Viscosity‐coupled curing simulation model for L‐shaped composites considering flow and compaction

Computational methods provide effective tools for the prediction of the curing behavior of composites, especially for large‐scale complex composite structures. The flow‐compaction analysis during curing receives insufficient attention in current studies. In this work, an integrated framework considering the heat transfer, the cross‐linking reaction, the flow and compaction, and the stress–strain module is established. A comprehensive resin flow termination criterion is proposed. L‐shaped composites with a stacking layer of [45/90/−45/0]s were fabricated, and the good agreement between the experimentally measured and the numerically predicted contour data validated the current model. Compared with Hubert's model, the prediction accuracy of the thickness and fiber volume content increases by 4.24% and 3.92%, respectively.
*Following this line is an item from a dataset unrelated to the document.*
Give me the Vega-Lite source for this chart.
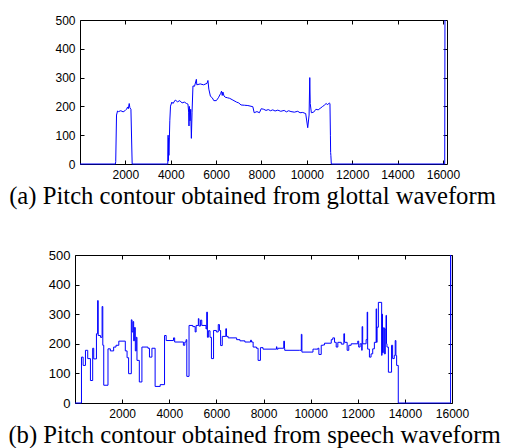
{
  "$schema": "https://vega.github.io/schema/vega-lite/v6.json",
  "background": "white",
  "padding": {"left": 7, "top": 13, "right": 0, "bottom": 2},
  "bounds": "flush",
  "center": true,
  "spacing": 91,
  "config": {
    "view": {"stroke": "black", "strokeWidth": 1},
    "axis": {
      "domain": false,
      "grid": false,
      "tickColor": "black",
      "tickSize": -4,
      "labelFont": "Arial, 'Liberation Sans', sans-serif",
      "labelFontSize": 12,
      "labelColor": "black",
      "labelPadding": 9,
      "labelOverlap": false,
      "labelFlush": false,
      "titleFont": "'Times New Roman', 'Liberation Serif', serif"
    }
  },
  "datasets": {
    "a": [
      {"t": 0, "f": 0}, {"t": 1560, "f": 0}, {"t": 1575, "f": 8}, {"t": 1610, "f": 170}, {"t": 1655, "f": 184},
      {"t": 1700, "f": 182}, {"t": 1800, "f": 185}, {"t": 1900, "f": 181}, {"t": 2000, "f": 186}, {"t": 2050, "f": 190},
      {"t": 2100, "f": 198}, {"t": 2130, "f": 192}, {"t": 2170, "f": 210}, {"t": 2200, "f": 195}, {"t": 2245, "f": 190},
      {"t": 2300, "f": 0}, {"t": 3870, "f": 0}, {"t": 3885, "f": 100}, {"t": 3895, "f": 10}, {"t": 3905, "f": 90},
      {"t": 3920, "f": 30}, {"t": 3960, "f": 150}, {"t": 3990, "f": 201}, {"t": 4050, "f": 215}, {"t": 4100, "f": 210},
      {"t": 4200, "f": 222}, {"t": 4300, "f": 216}, {"t": 4400, "f": 220}, {"t": 4500, "f": 212}, {"t": 4600, "f": 215},
      {"t": 4700, "f": 210}, {"t": 4760, "f": 208}, {"t": 4790, "f": 180}, {"t": 4805, "f": 132}, {"t": 4820, "f": 200},
      {"t": 4850, "f": 150}, {"t": 4880, "f": 190}, {"t": 4910, "f": 89}, {"t": 4940, "f": 180}, {"t": 4980, "f": 271},
      {"t": 5050, "f": 270}, {"t": 5130, "f": 294}, {"t": 5150, "f": 275}, {"t": 5300, "f": 278}, {"t": 5450, "f": 275},
      {"t": 5600, "f": 280}, {"t": 5640, "f": 290}, {"t": 5680, "f": 260}, {"t": 5750, "f": 235}, {"t": 5830, "f": 230},
      {"t": 5900, "f": 220}, {"t": 6010, "f": 220}, {"t": 6100, "f": 230}, {"t": 6200, "f": 245}, {"t": 6240, "f": 253},
      {"t": 6270, "f": 238}, {"t": 6300, "f": 250}, {"t": 6350, "f": 236}, {"t": 6400, "f": 232}, {"t": 6500, "f": 230},
      {"t": 6600, "f": 228}, {"t": 6740, "f": 222}, {"t": 6900, "f": 215}, {"t": 7000, "f": 212}, {"t": 7100, "f": 205},
      {"t": 7250, "f": 204}, {"t": 7400, "f": 203}, {"t": 7620, "f": 199}, {"t": 7680, "f": 178}, {"t": 7800, "f": 182},
      {"t": 7910, "f": 178}, {"t": 7990, "f": 192}, {"t": 8100, "f": 190}, {"t": 8200, "f": 186}, {"t": 8300, "f": 189},
      {"t": 8400, "f": 185}, {"t": 8500, "f": 188}, {"t": 8600, "f": 184}, {"t": 8720, "f": 187}, {"t": 8850, "f": 183},
      {"t": 9000, "f": 186}, {"t": 9100, "f": 181}, {"t": 9200, "f": 185}, {"t": 9300, "f": 182}, {"t": 9450, "f": 180},
      {"t": 9600, "f": 183}, {"t": 9700, "f": 178}, {"t": 9820, "f": 179}, {"t": 9950, "f": 175}, {"t": 10040, "f": 126},
      {"t": 10100, "f": 170}, {"t": 10130, "f": 300}, {"t": 10150, "f": 210}, {"t": 10200, "f": 178}, {"t": 10300, "f": 180},
      {"t": 10400, "f": 190}, {"t": 10500, "f": 188}, {"t": 10620, "f": 195}, {"t": 10700, "f": 200}, {"t": 10770, "f": 204},
      {"t": 10850, "f": 210}, {"t": 10920, "f": 206}, {"t": 10990, "f": 212}, {"t": 11020, "f": 210}, {"t": 11040, "f": 100},
      {"t": 11050, "f": 40}, {"t": 11060, "f": 30}, {"t": 11080, "f": 0}, {"t": 16080, "f": 0}, {"t": 16090, "f": 500}
    ],
    "b": [
      {"t": 0, "f": 0}, {"t": 275, "f": 155}, {"t": 345, "f": 127}, {"t": 444, "f": 178}, {"t": 540, "f": 150},
      {"t": 655, "f": 76}, {"t": 750, "f": 185}, {"t": 795, "f": 149}, {"t": 910, "f": 234}, {"t": 960, "f": 346},
      {"t": 985, "f": 228}, {"t": 1080, "f": 222}, {"t": 1150, "f": 326}, {"t": 1180, "f": 195}, {"t": 1220, "f": 60},
      {"t": 1400, "f": 183}, {"t": 1500, "f": 176}, {"t": 1640, "f": 189}, {"t": 1740, "f": 195}, {"t": 1860, "f": 209},
      {"t": 2135, "f": 176}, {"t": 2210, "f": 153}, {"t": 2275, "f": 99}, {"t": 2390, "f": 281}, {"t": 2420, "f": 240},
      {"t": 2460, "f": 275}, {"t": 2490, "f": 210}, {"t": 2520, "f": 255}, {"t": 2560, "f": 176}, {"t": 2600, "f": 222},
      {"t": 2630, "f": 144}, {"t": 2730, "f": 71}, {"t": 2840, "f": 189}, {"t": 3095, "f": 185}, {"t": 3160, "f": 155},
      {"t": 3265, "f": 185}, {"t": 3400, "f": 56}, {"t": 3615, "f": 62}, {"t": 3800, "f": 228}, {"t": 3870, "f": 211},
      {"t": 4180, "f": 220}, {"t": 4230, "f": 206}, {"t": 4600, "f": 195}, {"t": 4660, "f": 206}, {"t": 4715, "f": 214},
      {"t": 4745, "f": 90}, {"t": 4840, "f": 262}, {"t": 5000, "f": 258}, {"t": 5100, "f": 240}, {"t": 5140, "f": 262},
      {"t": 5235, "f": 285}, {"t": 5260, "f": 260}, {"t": 5330, "f": 280}, {"t": 5380, "f": 262}, {"t": 5560, "f": 250},
      {"t": 5590, "f": 307}, {"t": 5620, "f": 222}, {"t": 5660, "f": 244}, {"t": 5730, "f": 222}, {"t": 5790, "f": 150},
      {"t": 5880, "f": 245}, {"t": 6000, "f": 240}, {"t": 6080, "f": 265}, {"t": 6130, "f": 245}, {"t": 6180, "f": 194},
      {"t": 6250, "f": 225}, {"t": 6400, "f": 251}, {"t": 6430, "f": 225}, {"t": 6500, "f": 220}, {"t": 6860, "f": 214},
      {"t": 7000, "f": 210}, {"t": 7210, "f": 206}, {"t": 7450, "f": 212}, {"t": 7490, "f": 206}, {"t": 7560, "f": 189},
      {"t": 7700, "f": 185}, {"t": 7770, "f": 144}, {"t": 7870, "f": 187}, {"t": 7980, "f": 182}, {"t": 8550, "f": 190},
      {"t": 8570, "f": 182}, {"t": 8620, "f": 185}, {"t": 8860, "f": 209}, {"t": 8890, "f": 185}, {"t": 8900, "f": 178},
      {"t": 9530, "f": 178}, {"t": 9605, "f": 232}, {"t": 9630, "f": 172}, {"t": 10100, "f": 182}, {"t": 10170, "f": 182},
      {"t": 10310, "f": 185}, {"t": 10350, "f": 164}, {"t": 10450, "f": 195}, {"t": 10520, "f": 196}, {"t": 10590, "f": 202},
      {"t": 10875, "f": 214}, {"t": 10940, "f": 220}, {"t": 11015, "f": 205}, {"t": 11085, "f": 189}, {"t": 11155, "f": 205},
      {"t": 11300, "f": 199}, {"t": 11410, "f": 234}, {"t": 11440, "f": 205}, {"t": 11550, "f": 178}, {"t": 11620, "f": 195},
      {"t": 11720, "f": 200}, {"t": 12000, "f": 209}, {"t": 12040, "f": 189}, {"t": 12100, "f": 200}, {"t": 12170, "f": 178},
      {"t": 12185, "f": 258}, {"t": 12210, "f": 200}, {"t": 12355, "f": 214}, {"t": 12400, "f": 307}, {"t": 12420, "f": 182},
      {"t": 12495, "f": 155}, {"t": 12565, "f": 166}, {"t": 12635, "f": 183}, {"t": 12705, "f": 205}, {"t": 12780, "f": 318},
      {"t": 12800, "f": 205}, {"t": 12820, "f": 256}, {"t": 12875, "f": 340}, {"t": 13015, "f": 161}, {"t": 13030, "f": 300},
      {"t": 13050, "f": 170}, {"t": 13085, "f": 254}, {"t": 13130, "f": 166}, {"t": 13170, "f": 250}, {"t": 13200, "f": 296},
      {"t": 13220, "f": 200}, {"t": 13240, "f": 189}, {"t": 13300, "f": 104}, {"t": 13435, "f": 195}, {"t": 13480, "f": 150},
      {"t": 13550, "f": 161}, {"t": 13590, "f": 211}, {"t": 13620, "f": 160}, {"t": 13650, "f": 127}, {"t": 13720, "f": 0},
      {"t": 15940, "f": 500}, {"t": 15944, "f": 247}, {"t": 15948, "f": 247}
    ]
  },
  "vconcat": [
    {
      "width": 367,
      "height": 144,
      "resolve": {"axis": {"x": "independent", "y": "independent"}},
      "layer": [
        {
          "data": {"name": "a"},
          "mark": {"type": "line", "color": "#0000ff", "strokeWidth": 1, "interpolate": "linear"},
          "encoding": {
            "x": {"field": "t", "type": "quantitative", "scale": {"domain": [0, 16180], "nice": false, "zero": false},
              "axis": {"orient": "bottom", "values": [2000, 4000, 6000, 8000, 10000, 12000, 14000, 16000], "format": "d",
                "title": "(a) Pitch contour obtained from glottal waveform", "titleFontSize": 24.7,
                "titleFontWeight": "normal", "titleColor": "black", "titleX": 172, "titleY": 39, "titleAlign": "center", "titleBaseline": "alphabetic"}},
            "y": {"field": "f", "type": "quantitative", "scale": {"domain": [0, 500], "nice": false},
              "axis": {"orient": "left", "values": [0, 100, 200, 300, 400, 500], "title": null}}
          }
        },
        {
          "data": {"name": "a"},
          "mark": {"type": "line", "opacity": 0},
          "encoding": {
            "x": {"field": "t", "type": "quantitative", "axis": {"orient": "top", "values": [2000, 4000, 6000, 8000, 10000, 12000, 14000, 16000], "labels": false, "title": null}},
            "y": {"field": "f", "type": "quantitative", "axis": {"orient": "right", "values": [100, 200, 300, 400], "labels": false, "title": null}}
          }
        }
      ]
    },
    {
      "width": 377,
      "height": 148,
      "resolve": {"axis": {"x": "independent", "y": "independent"}},
      "layer": [
        {
          "data": {"name": "b"},
          "mark": {"type": "line", "color": "#0000ff", "strokeWidth": 1, "interpolate": "step-after"},
          "encoding": {
            "x": {"field": "t", "type": "quantitative", "scale": {"domain": [0, 16000], "nice": false, "zero": false},
              "axis": {"orient": "bottom", "values": [2000, 4000, 6000, 8000, 10000, 12000, 14000, 16000], "format": "d",
                "title": "(b) Pitch contour obtained from speech waveform", "titleFontSize": 24.7,
                "titleFontWeight": "normal", "titleColor": "black", "titleX": 179, "titleY": 39, "titleAlign": "center", "titleBaseline": "alphabetic"}},
            "y": {"field": "f", "type": "quantitative", "scale": {"domain": [0, 500], "nice": false},
              "axis": {"orient": "left", "values": [0, 100, 200, 300, 400, 500], "title": null, "labelFontSize": 13}}
          }
        },
        {
          "data": {"name": "b"},
          "mark": {"type": "line", "opacity": 0},
          "encoding": {
            "x": {"field": "t", "type": "quantitative", "axis": {"orient": "top", "values": [2000, 4000, 6000, 8000, 10000, 12000, 14000, 16000], "labels": false, "title": null}},
            "y": {"field": "f", "type": "quantitative", "axis": {"orient": "right", "values": [100, 200, 300, 400], "labels": false, "title": null}}
          }
        }
      ]
    }
  ]
}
Correlation analysis between the fiber volume ratio predicted by numerical methods and experimental results (94% for this method, −41% for Hubert's model) demonstrates the well‐capture of nonuniform fiber distribution in curved composites for the current strategy. The overall framework provides an accurate and promising tool for the prediction of the curing behavior of complex composite components. Highlights An integrated numerical methodology is proposed considering the resin flow and compaction. The viscosity‐temperature coupled feature of resin is considered in the permeability coefficients. A comprehensive resin flow termination criterion is proposed for an accurate prediction. The resin content, thickness, and spring‐in angle of L‐shaped laminates are characterized. The good correlation between the experimental and numerical results validates this method. Compared with the model proposed by Hubert, the prediction accuracy improves. An integrated curing simulation methodology considering resin flow and compaction.